The mistakes that Dimon owned up to were not typographical errors in software codes or a dropped decimal place. He claimed that the proprietary risk taking by the CIO was not appropriate, responding to Senator Merkley that the group was not supposed to be operating like a hedge fund. Surely, he and others at JP Morgan Chase noticed the outsized profits that preceded the calamitous losses. These profits (and the loss that purportedly finally got his attention) were totally inconsistent with an operation designed to insure against risk and manage cash. Most significantly, the compensation levels inside the CIO were the best expression of an institutional awareness of the proprietary risk business that it engaged in.
Dimon pointed to another “mistake,” a change to the Value at Risk model that masked the amount of risk embedded in the CIO. Anyone who is passingly familiar with VaR understands that results that are so different is not a function of an algorithmic nuance of the VaR calculation employed by the bank. The only things that could cause such a variance are differing judgments about the assumptions used in applying the model. Two come to mind: the assumed correlation between the long and short credit default swap components of the so-called “hedging” strategy (that in fact was a curve flattening bet); and the illiquidity of the position, especially given that the “London Whale’s” share of the entire market for the indexed credit default swaps was massive. If both of these assumptions were changed, the real risk of the strategy might have been obscured. The testimony cries out for further inquiry into the details of the change to the VaR calculation and, most importantly, the motives behind the change.
This episode underscores the importance of limiting activities by commercial banks to assure that bailouts will not recur. If the risk of engaging in this type of trading is so difficult to measure, the American taxpayers should not be exposed to it.
Moreover, risk and reward are broadly symmetrical. The vast profits that can be realized over a short term from high-risk trading will always bias banks to use assumptions that understate potential losses. After all, with their immense market power, the megabanks are likely to rake in profits for as long as they resist greed and hubris (words Mr. Dimon used to describe the downside of megabanks). But humans are frail, and losses that far exceed profits are inevitable. This is an important lesson taught us once again by the debacle of the London Whale.

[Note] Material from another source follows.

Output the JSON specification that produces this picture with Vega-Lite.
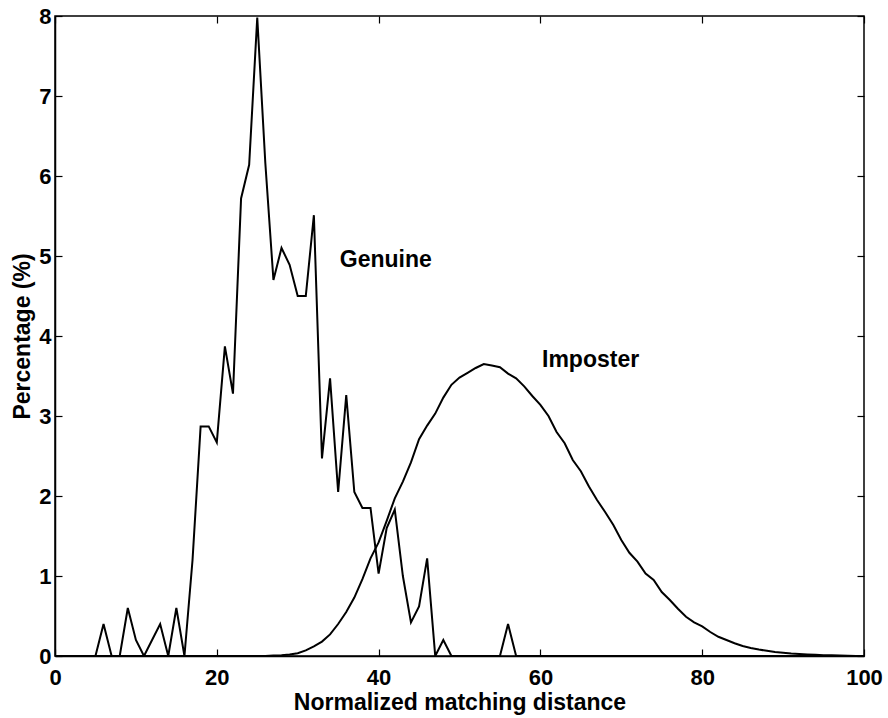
{
  "$schema": "https://vega.github.io/schema/vega-lite/v6.json",
  "width": 809,
  "height": 640,
  "autosize": "none",
  "padding": {"left": 55, "top": 16, "right": 24, "bottom": 62},
  "background": "white",
  "config": {
    "view": {"stroke": "black", "strokeWidth": 1.5},
    "font": "Liberation Sans",
    "axis": {
      "domainColor": "black",
      "domainWidth": 1.5,
      "tickColor": "black",
      "tickWidth": 1.2,
      "tickSize": -7,
      "labelColor": "black",
      "labelFont": "Liberation Sans",
      "labelFontSize": 22,
      "labelFontWeight": "bold",
      "titleColor": "black",
      "titleFont": "Liberation Sans",
      "titleFontSize": 23,
      "titleFontWeight": "bold",
      "grid": false
    }
  },
  "datasets": {
    "curves": [
      {"series": "Genuine", "x": 0, "y": 0},
      {"series": "Genuine", "x": 5, "y": 0},
      {"series": "Genuine", "x": 6, "y": 0.4},
      {"series": "Genuine", "x": 7, "y": 0},
      {"series": "Genuine", "x": 8, "y": 0},
      {"series": "Genuine", "x": 9, "y": 0.6},
      {"series": "Genuine", "x": 10, "y": 0.2},
      {"series": "Genuine", "x": 11, "y": 0},
      {"series": "Genuine", "x": 12, "y": 0.2},
      {"series": "Genuine", "x": 13, "y": 0.4},
      {"series": "Genuine", "x": 14, "y": 0},
      {"series": "Genuine", "x": 15, "y": 0.6},
      {"series": "Genuine", "x": 16, "y": 0},
      {"series": "Genuine", "x": 17, "y": 1.2},
      {"series": "Genuine", "x": 18, "y": 2.87},
      {"series": "Genuine", "x": 19, "y": 2.87},
      {"series": "Genuine", "x": 20, "y": 2.67},
      {"series": "Genuine", "x": 21, "y": 3.87},
      {"series": "Genuine", "x": 22, "y": 3.28},
      {"series": "Genuine", "x": 23, "y": 5.72},
      {"series": "Genuine", "x": 24, "y": 6.14},
      {"series": "Genuine", "x": 25, "y": 7.98},
      {"series": "Genuine", "x": 26, "y": 6.16},
      {"series": "Genuine", "x": 27, "y": 4.7},
      {"series": "Genuine", "x": 28, "y": 5.1},
      {"series": "Genuine", "x": 29, "y": 4.89},
      {"series": "Genuine", "x": 30, "y": 4.5},
      {"series": "Genuine", "x": 31, "y": 4.5},
      {"series": "Genuine", "x": 32, "y": 5.51},
      {"series": "Genuine", "x": 33, "y": 2.47},
      {"series": "Genuine", "x": 34, "y": 3.47},
      {"series": "Genuine", "x": 35, "y": 2.05},
      {"series": "Genuine", "x": 36, "y": 3.26},
      {"series": "Genuine", "x": 37, "y": 2.05},
      {"series": "Genuine", "x": 38, "y": 1.85},
      {"series": "Genuine", "x": 39, "y": 1.85},
      {"series": "Genuine", "x": 40, "y": 1.03},
      {"series": "Genuine", "x": 41, "y": 1.6},
      {"series": "Genuine", "x": 42, "y": 1.83},
      {"series": "Genuine", "x": 43, "y": 1.0},
      {"series": "Genuine", "x": 44, "y": 0.42},
      {"series": "Genuine", "x": 45, "y": 0.62},
      {"series": "Genuine", "x": 46, "y": 1.22},
      {"series": "Genuine", "x": 47, "y": 0},
      {"series": "Genuine", "x": 48, "y": 0.2},
      {"series": "Genuine", "x": 49, "y": 0},
      {"series": "Genuine", "x": 55, "y": 0},
      {"series": "Genuine", "x": 56, "y": 0.4},
      {"series": "Genuine", "x": 57, "y": 0},
      {"series": "Genuine", "x": 100, "y": 0},
      {"series": "Imposter", "x": 0, "y": 0},
      {"series": "Imposter", "x": 26, "y": 0},
      {"series": "Imposter", "x": 27, "y": 0.005},
      {"series": "Imposter", "x": 28, "y": 0.01},
      {"series": "Imposter", "x": 29, "y": 0.02},
      {"series": "Imposter", "x": 30, "y": 0.035},
      {"series": "Imposter", "x": 31, "y": 0.07},
      {"series": "Imposter", "x": 32, "y": 0.12},
      {"series": "Imposter", "x": 33, "y": 0.18},
      {"series": "Imposter", "x": 34, "y": 0.27},
      {"series": "Imposter", "x": 35, "y": 0.4},
      {"series": "Imposter", "x": 36, "y": 0.55},
      {"series": "Imposter", "x": 37, "y": 0.73},
      {"series": "Imposter", "x": 38, "y": 0.96},
      {"series": "Imposter", "x": 39, "y": 1.22},
      {"series": "Imposter", "x": 40, "y": 1.42},
      {"series": "Imposter", "x": 41, "y": 1.69},
      {"series": "Imposter", "x": 42, "y": 1.97},
      {"series": "Imposter", "x": 43, "y": 2.18},
      {"series": "Imposter", "x": 44, "y": 2.42},
      {"series": "Imposter", "x": 45, "y": 2.71},
      {"series": "Imposter", "x": 46, "y": 2.88},
      {"series": "Imposter", "x": 47, "y": 3.03},
      {"series": "Imposter", "x": 48, "y": 3.23},
      {"series": "Imposter", "x": 49, "y": 3.39},
      {"series": "Imposter", "x": 50, "y": 3.48},
      {"series": "Imposter", "x": 51, "y": 3.54},
      {"series": "Imposter", "x": 52, "y": 3.6},
      {"series": "Imposter", "x": 53, "y": 3.65},
      {"series": "Imposter", "x": 54, "y": 3.63},
      {"series": "Imposter", "x": 55, "y": 3.61},
      {"series": "Imposter", "x": 56, "y": 3.53},
      {"series": "Imposter", "x": 57, "y": 3.47},
      {"series": "Imposter", "x": 58, "y": 3.37},
      {"series": "Imposter", "x": 59, "y": 3.25},
      {"series": "Imposter", "x": 60, "y": 3.14},
      {"series": "Imposter", "x": 61, "y": 3.0},
      {"series": "Imposter", "x": 62, "y": 2.8},
      {"series": "Imposter", "x": 63, "y": 2.66},
      {"series": "Imposter", "x": 64, "y": 2.45},
      {"series": "Imposter", "x": 65, "y": 2.31},
      {"series": "Imposter", "x": 66, "y": 2.12},
      {"series": "Imposter", "x": 67, "y": 1.95},
      {"series": "Imposter", "x": 68, "y": 1.8},
      {"series": "Imposter", "x": 69, "y": 1.64},
      {"series": "Imposter", "x": 70, "y": 1.45},
      {"series": "Imposter", "x": 71, "y": 1.29},
      {"series": "Imposter", "x": 72, "y": 1.18},
      {"series": "Imposter", "x": 73, "y": 1.03},
      {"series": "Imposter", "x": 74, "y": 0.95},
      {"series": "Imposter", "x": 75, "y": 0.8},
      {"series": "Imposter", "x": 76, "y": 0.7},
      {"series": "Imposter", "x": 77, "y": 0.59},
      {"series": "Imposter", "x": 78, "y": 0.49},
      {"series": "Imposter", "x": 79, "y": 0.42},
      {"series": "Imposter", "x": 80, "y": 0.37},
      {"series": "Imposter", "x": 81, "y": 0.3},
      {"series": "Imposter", "x": 82, "y": 0.24},
      {"series": "Imposter", "x": 83, "y": 0.2},
      {"series": "Imposter", "x": 84, "y": 0.16},
      {"series": "Imposter", "x": 85, "y": 0.125},
      {"series": "Imposter", "x": 86, "y": 0.1},
      {"series": "Imposter", "x": 87, "y": 0.08},
      {"series": "Imposter", "x": 88, "y": 0.065},
      {"series": "Imposter", "x": 89, "y": 0.05},
      {"series": "Imposter", "x": 90, "y": 0.04},
      {"series": "Imposter", "x": 91, "y": 0.03},
      {"series": "Imposter", "x": 92, "y": 0.025},
      {"series": "Imposter", "x": 93, "y": 0.02},
      {"series": "Imposter", "x": 94, "y": 0.015},
      {"series": "Imposter", "x": 95, "y": 0.01},
      {"series": "Imposter", "x": 96, "y": 0.008},
      {"series": "Imposter", "x": 97, "y": 0.005},
      {"series": "Imposter", "x": 98, "y": 0.003},
      {"series": "Imposter", "x": 99, "y": 0.001},
      {"series": "Imposter", "x": 100, "y": 0}
    ],
    "labels": [
      {"label": "Genuine", "x": 35.2, "y": 4.95},
      {"label": "Imposter", "x": 60.2, "y": 3.7}
    ]
  },
  "resolve": {"axis": {"x": "independent", "y": "independent"}},
  "layer": [
    {
      "data": {"name": "curves"},
      "mark": {"type": "line", "color": "black", "strokeWidth": 2, "clip": true},
      "encoding": {
        "x": {
          "field": "x", "type": "quantitative",
          "scale": {"domain": [0, 100], "nice": false},
          "axis": {"orient": "bottom", "values": [0, 20, 40, 60, 80, 100], "title": "Normalized matching distance", "labelPadding": 18, "titlePadding": 3, "labelFlush": false}
        },
        "y": {
          "field": "y", "type": "quantitative",
          "scale": {"domain": [0, 8], "nice": false},
          "axis": {"orient": "left", "values": [0, 1, 2, 3, 4, 5, 6, 7, 8], "title": "Percentage (%)", "labelPadding": 11, "titlePadding": 4, "labelFlush": false}
        },
        "detail": {"field": "series"}
      }
    },
    {
      "data": {"name": "labels"},
      "mark": {"type": "text", "align": "left", "baseline": "middle", "fontSize": 23, "fontWeight": "bold", "font": "Liberation Sans", "color": "black"},
      "encoding": {
        "x": {"field": "x", "type": "quantitative", "axis": {"orient": "top", "values": [0, 20, 40, 60, 80, 100], "labels": false, "title": null, "domain": false}},
        "y": {"field": "y", "type": "quantitative", "axis": {"orient": "right", "values": [0, 1, 2, 3, 4, 5, 6, 7, 8], "labels": false, "title": null, "domain": false}},
        "text": {"field": "label"}
      }
    }
  ]
}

Dimon and like-minded executives and policy makers prefer to allow the banks to do as they please, but rely on risk controls and capital reserves. Ultimately, in markets that are highly complex, illiquid and volatile, measurement of risks must be provided by the banks. The regulators are ill-equipped to do independent modeling except in the broadest sense. This can never be sufficient if the risks are nearly impossible to measure and the metrics are inevitably biased. The primary flaw in reliance on capital reserves is the inaccurate measurement of the risks that are reserved against. If JP Morgan Chase finds itself engaged in risk taking that it neither understands nor is even is fully aware of, the problem must be universal.
So on the anniversary of the Glass-Steagall Act, its wisdom has been underscored by the unlikeliest of persons - the individual most identified with resistance to its modern form, the Volcker Rule.